== DATA SEGMENT ==

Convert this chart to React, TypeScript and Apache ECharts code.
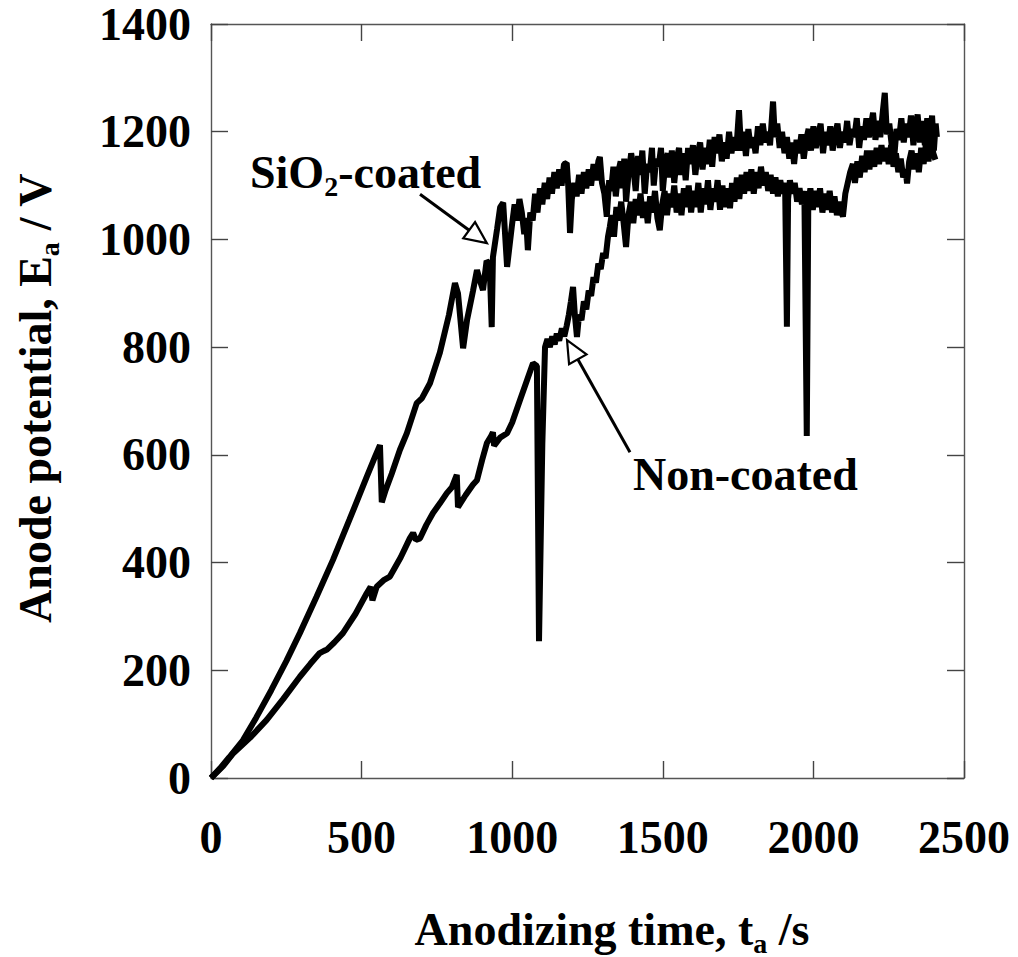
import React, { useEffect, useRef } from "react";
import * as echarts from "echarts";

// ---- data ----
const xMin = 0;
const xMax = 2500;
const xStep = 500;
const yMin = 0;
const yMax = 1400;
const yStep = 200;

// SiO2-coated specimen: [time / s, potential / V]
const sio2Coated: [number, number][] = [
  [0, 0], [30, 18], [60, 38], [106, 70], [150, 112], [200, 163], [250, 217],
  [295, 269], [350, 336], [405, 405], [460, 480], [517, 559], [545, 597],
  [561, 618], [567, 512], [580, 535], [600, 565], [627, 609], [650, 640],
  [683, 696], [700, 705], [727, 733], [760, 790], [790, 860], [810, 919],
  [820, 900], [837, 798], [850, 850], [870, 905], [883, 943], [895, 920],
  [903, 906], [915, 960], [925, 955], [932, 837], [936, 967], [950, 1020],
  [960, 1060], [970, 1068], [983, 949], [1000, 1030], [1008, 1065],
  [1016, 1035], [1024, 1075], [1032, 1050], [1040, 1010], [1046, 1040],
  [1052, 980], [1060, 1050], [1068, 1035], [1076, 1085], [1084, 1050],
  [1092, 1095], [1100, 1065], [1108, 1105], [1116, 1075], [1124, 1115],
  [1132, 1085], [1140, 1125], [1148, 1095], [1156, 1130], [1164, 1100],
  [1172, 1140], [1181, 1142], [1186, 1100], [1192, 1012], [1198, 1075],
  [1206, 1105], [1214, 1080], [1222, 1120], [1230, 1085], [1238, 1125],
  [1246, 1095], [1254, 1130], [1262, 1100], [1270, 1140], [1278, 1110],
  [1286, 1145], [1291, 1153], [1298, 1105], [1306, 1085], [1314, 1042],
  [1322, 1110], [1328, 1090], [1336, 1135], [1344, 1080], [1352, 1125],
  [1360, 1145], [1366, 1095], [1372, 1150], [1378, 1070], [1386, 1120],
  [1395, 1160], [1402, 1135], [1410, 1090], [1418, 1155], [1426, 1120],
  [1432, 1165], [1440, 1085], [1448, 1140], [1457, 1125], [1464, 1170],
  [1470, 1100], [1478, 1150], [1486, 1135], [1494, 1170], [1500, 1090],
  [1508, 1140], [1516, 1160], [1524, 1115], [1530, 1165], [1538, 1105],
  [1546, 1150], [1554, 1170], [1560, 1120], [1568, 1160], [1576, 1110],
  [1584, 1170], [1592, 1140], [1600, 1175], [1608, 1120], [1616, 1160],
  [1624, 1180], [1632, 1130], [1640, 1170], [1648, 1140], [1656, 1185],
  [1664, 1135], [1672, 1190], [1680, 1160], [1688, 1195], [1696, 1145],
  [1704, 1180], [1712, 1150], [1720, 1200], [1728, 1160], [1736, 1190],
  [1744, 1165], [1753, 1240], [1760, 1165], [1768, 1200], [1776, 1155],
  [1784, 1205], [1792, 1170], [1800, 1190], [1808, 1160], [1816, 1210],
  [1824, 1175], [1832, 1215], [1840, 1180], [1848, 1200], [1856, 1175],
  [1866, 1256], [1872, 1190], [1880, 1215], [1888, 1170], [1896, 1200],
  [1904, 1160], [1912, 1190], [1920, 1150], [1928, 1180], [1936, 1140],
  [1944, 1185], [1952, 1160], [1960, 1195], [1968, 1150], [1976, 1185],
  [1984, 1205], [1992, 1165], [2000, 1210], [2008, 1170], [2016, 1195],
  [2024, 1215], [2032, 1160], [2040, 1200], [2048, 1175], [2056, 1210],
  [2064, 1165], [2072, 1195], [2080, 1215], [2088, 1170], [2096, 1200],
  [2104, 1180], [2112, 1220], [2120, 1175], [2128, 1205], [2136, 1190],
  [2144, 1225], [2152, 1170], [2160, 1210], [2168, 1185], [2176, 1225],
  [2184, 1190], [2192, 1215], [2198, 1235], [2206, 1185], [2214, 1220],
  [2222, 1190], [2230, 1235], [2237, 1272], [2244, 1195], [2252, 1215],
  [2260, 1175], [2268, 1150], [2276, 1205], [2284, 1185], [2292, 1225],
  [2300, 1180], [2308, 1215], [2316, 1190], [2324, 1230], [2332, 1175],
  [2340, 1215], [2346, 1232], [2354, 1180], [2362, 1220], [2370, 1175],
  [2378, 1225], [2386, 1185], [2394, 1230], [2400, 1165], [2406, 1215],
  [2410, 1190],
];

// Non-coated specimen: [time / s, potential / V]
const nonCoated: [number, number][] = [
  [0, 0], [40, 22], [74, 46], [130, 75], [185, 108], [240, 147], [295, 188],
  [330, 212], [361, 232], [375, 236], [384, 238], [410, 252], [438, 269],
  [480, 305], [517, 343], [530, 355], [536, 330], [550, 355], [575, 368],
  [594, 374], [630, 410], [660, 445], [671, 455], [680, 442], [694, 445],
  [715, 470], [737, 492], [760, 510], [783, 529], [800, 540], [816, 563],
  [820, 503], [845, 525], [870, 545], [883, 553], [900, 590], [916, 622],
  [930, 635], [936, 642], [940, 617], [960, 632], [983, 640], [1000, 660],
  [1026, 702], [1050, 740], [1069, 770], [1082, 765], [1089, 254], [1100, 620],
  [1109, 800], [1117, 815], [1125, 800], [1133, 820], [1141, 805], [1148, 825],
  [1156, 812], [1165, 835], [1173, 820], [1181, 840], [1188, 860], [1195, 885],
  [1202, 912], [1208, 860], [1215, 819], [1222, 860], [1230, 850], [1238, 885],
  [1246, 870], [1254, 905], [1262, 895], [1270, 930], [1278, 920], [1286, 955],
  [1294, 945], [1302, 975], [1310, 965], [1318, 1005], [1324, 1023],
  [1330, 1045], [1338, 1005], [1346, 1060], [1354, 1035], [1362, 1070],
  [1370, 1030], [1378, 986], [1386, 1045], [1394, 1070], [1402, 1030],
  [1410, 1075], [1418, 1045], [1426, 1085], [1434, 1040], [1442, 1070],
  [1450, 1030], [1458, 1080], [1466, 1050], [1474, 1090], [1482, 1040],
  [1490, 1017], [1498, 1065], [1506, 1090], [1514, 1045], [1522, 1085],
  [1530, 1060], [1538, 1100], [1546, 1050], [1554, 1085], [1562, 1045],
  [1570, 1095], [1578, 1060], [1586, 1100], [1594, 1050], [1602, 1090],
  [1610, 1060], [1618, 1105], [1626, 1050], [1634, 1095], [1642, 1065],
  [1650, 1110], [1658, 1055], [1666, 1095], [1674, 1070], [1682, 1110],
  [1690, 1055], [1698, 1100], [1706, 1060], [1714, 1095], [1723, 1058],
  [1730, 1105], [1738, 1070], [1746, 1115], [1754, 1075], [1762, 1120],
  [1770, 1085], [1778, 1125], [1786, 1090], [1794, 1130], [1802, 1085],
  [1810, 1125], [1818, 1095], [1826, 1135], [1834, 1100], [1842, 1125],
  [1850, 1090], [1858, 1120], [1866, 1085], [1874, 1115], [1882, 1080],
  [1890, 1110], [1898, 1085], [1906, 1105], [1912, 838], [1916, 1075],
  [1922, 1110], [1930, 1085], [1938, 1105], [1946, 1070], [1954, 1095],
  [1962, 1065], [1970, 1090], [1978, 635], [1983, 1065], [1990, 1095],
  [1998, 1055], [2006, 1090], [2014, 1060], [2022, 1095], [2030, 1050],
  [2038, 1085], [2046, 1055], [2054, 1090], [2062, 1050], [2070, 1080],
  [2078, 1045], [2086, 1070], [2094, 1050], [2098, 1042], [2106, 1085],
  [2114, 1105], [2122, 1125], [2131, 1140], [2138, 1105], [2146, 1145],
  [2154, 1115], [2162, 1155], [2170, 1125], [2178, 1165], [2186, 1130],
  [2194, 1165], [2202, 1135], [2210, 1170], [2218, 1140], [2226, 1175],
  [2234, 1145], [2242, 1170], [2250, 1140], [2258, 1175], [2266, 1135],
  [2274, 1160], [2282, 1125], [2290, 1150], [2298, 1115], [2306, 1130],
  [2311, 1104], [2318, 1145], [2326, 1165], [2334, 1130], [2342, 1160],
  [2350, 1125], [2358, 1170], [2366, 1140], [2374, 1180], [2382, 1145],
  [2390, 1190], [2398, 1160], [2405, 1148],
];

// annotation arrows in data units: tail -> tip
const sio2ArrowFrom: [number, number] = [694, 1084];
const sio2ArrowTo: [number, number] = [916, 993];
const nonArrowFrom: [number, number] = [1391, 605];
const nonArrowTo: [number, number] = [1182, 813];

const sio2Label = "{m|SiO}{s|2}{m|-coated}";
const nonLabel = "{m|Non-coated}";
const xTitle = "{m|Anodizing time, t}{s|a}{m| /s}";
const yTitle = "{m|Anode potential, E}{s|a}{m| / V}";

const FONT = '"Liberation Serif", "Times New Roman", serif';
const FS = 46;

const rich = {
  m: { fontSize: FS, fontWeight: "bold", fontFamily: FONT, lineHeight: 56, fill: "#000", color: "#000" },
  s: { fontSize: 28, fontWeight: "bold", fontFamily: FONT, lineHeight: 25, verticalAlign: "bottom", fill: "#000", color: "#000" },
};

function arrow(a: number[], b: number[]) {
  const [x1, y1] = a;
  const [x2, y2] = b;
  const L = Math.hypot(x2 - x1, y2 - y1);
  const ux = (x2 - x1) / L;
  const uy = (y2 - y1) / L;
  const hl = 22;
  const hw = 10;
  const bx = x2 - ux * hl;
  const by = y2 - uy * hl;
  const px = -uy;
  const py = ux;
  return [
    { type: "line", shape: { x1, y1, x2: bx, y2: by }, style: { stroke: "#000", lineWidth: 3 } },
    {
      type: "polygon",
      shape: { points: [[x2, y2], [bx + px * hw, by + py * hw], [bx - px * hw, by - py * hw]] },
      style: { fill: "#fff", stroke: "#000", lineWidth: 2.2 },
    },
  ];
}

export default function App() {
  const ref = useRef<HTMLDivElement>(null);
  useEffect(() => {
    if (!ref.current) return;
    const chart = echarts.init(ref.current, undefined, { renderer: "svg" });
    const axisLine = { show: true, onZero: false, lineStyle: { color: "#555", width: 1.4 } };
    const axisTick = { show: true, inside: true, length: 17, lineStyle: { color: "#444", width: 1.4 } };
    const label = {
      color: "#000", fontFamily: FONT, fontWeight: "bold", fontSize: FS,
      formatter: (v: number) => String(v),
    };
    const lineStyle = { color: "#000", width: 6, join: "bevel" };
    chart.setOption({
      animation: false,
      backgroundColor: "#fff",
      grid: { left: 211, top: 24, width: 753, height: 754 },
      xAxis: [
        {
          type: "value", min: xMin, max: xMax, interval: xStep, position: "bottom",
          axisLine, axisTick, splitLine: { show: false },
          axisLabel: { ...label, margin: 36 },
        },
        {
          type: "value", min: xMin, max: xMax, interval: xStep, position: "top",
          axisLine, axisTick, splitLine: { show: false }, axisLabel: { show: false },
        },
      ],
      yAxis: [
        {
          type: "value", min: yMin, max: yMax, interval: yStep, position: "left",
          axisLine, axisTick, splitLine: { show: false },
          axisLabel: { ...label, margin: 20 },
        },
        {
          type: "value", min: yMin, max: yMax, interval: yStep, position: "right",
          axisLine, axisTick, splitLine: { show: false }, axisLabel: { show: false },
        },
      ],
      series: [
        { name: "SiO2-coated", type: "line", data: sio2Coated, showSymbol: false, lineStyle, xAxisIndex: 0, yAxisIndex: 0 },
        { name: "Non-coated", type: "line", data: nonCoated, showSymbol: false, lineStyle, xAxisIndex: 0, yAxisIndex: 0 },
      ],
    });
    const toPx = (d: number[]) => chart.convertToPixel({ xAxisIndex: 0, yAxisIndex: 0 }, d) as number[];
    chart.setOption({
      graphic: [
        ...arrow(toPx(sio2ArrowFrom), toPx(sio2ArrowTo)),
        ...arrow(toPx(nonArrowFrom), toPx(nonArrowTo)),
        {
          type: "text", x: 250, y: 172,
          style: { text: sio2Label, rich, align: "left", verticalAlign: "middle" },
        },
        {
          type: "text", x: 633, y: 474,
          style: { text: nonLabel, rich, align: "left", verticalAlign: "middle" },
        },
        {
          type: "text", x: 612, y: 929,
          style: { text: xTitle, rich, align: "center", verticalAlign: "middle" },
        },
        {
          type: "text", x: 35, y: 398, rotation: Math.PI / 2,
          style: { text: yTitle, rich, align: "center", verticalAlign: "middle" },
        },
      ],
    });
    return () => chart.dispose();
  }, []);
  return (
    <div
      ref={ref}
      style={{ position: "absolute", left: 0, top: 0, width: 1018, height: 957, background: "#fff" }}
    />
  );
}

===

» **TASK**
Restate exactly, please, only the lines between the start of the data and the line containing "const yStep = 200;", both ends included, skipping the pictures.

» **TASK RESULT**
Convert this chart to React, TypeScript and Apache ECharts code.
import React, { useEffect, useRef } from "react";
import * as echarts from "echarts";

// ---- data ----
const xMin = 0;
const xMax = 2500;
const xStep = 500;
const yMin = 0;
const yMax = 1400;
const yStep = 200;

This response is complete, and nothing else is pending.